Wednesday, December 5, 2007

"This hat makes me look troubled."

Of heroin’s many jazz victims, Chet Baker may well be the most handsome, and, consequently, the best known. Baker (a native of Oklahoma!) first stepped into the limelight playing with Charlie Parker—another great musician lost to heroin—in the early fifties. Soon afterwards, he joined up with Gerry Mulligan, and their pianoless quartet, famous for its contrapuntal interplay, quickly shot to the top of the jazz world, which is to say that at least twenty people listened to them at some point, and some of those people probably did so intentionally. Listeners adored his minimalistic style and velvety tone, and his natural good looks, tragic mystique, and gentle, melancholy singing voice drew female fans in droves. Baker’s success was not to last long, however, and after falling prey to heroin in the mid-fifties, his career began to steadily ebb, culminating most symbolically with the loss of his teeth (some say in a bar fight, others simply from excessive drug use) and a fifteen month stint in the Italian penal system. Baker made several minor comebacks in subsequent decades, but rarely returned to the United States. He died in 1988, after a mysterious fall from his third-story hotel-room balcony.

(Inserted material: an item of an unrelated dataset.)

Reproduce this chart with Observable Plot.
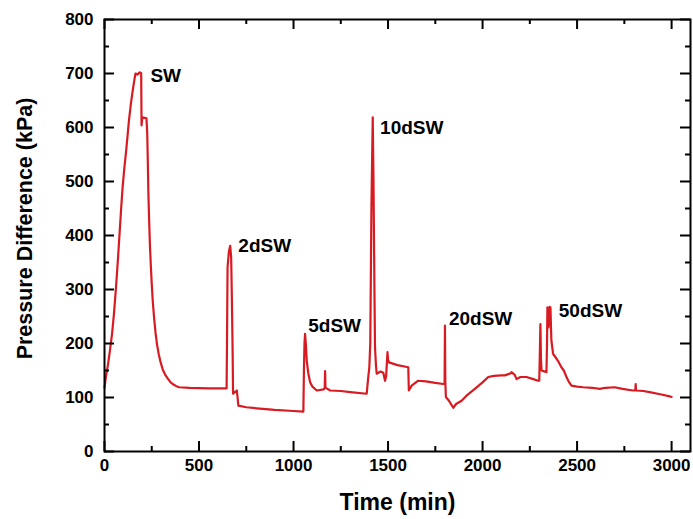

Little Girl Blue (Instrumental)
Embraceable You, Blue Note Records, 1995

Recorded in the late fifties (but unreleased until 1995), Chet’s playing here is remarkable for its simplicity and economy of notes. The stripped down trio, including only guitar and bass, further emphasizes what is already a stunningly understated performance.



Angel Eyes

Chet Baker with Fifty Italian Strings, Ojc, 1959



While this album is occasionally criticized for excessively schmaltzy strings, the orchestral arrangements in this song are generally unobtrusive, and leave plenty of room for Chet’s voice to take center stage. A great instance of his unorthodox singing—flat, and tenuous, but beautiful in its own way.

--Chris C

Monday, December 3, 2007

It Sure Is

Bobby Timmons, like most jazz musicians, students of the humanities, and residents of the American Midwest, died frustrated and alone. Another little-known veteran of the soul-jazz era, Timmons hit his stride as pianist with Art Blakey’s Jazz Messengers in the late fifties and early sixties. Though an exceedingly able bandleader, Blakey was also an infamous enabler, and when Timmons found himself unfairly typecast as “just another soul player,” the group’s drug and alcohol-laden atmosphere did little to alleviate his crushing depression. Over the next ten years, Timmons struggled to achieve the same level of success he had with Blakey, but never managed to recapture his prior notoriety.

Bobby Timmons died from cirrhosis of the liver in 1974.

Dat Dere (1), This Here (2), This Here is Bobby Timmons, Riverside, 1960

Though both tracks were originally written for The Jazz Messengers and The Cannonball Adderley Sextet, respectively, Timmons cut these particular recordings as leader of his own trio. Orrin Keepnews, author of the liner notes to This Here is Bobby Timmons, and possessor of what may be the worst name I’ve ever heard, had this to say about Dat Dere: “...[a] shouter with just a suggestion of a Latin strain to it.” I don’t particularly feel like writing a pithy description of This Here, either, so here’s something Cannonball Adderley said. "[It’s] simultaneously a shout and a chant" and related to "the roots of soul church music."

Note: Files (Dat Dere on top, This Here on bottom) only seem to play in Firefox.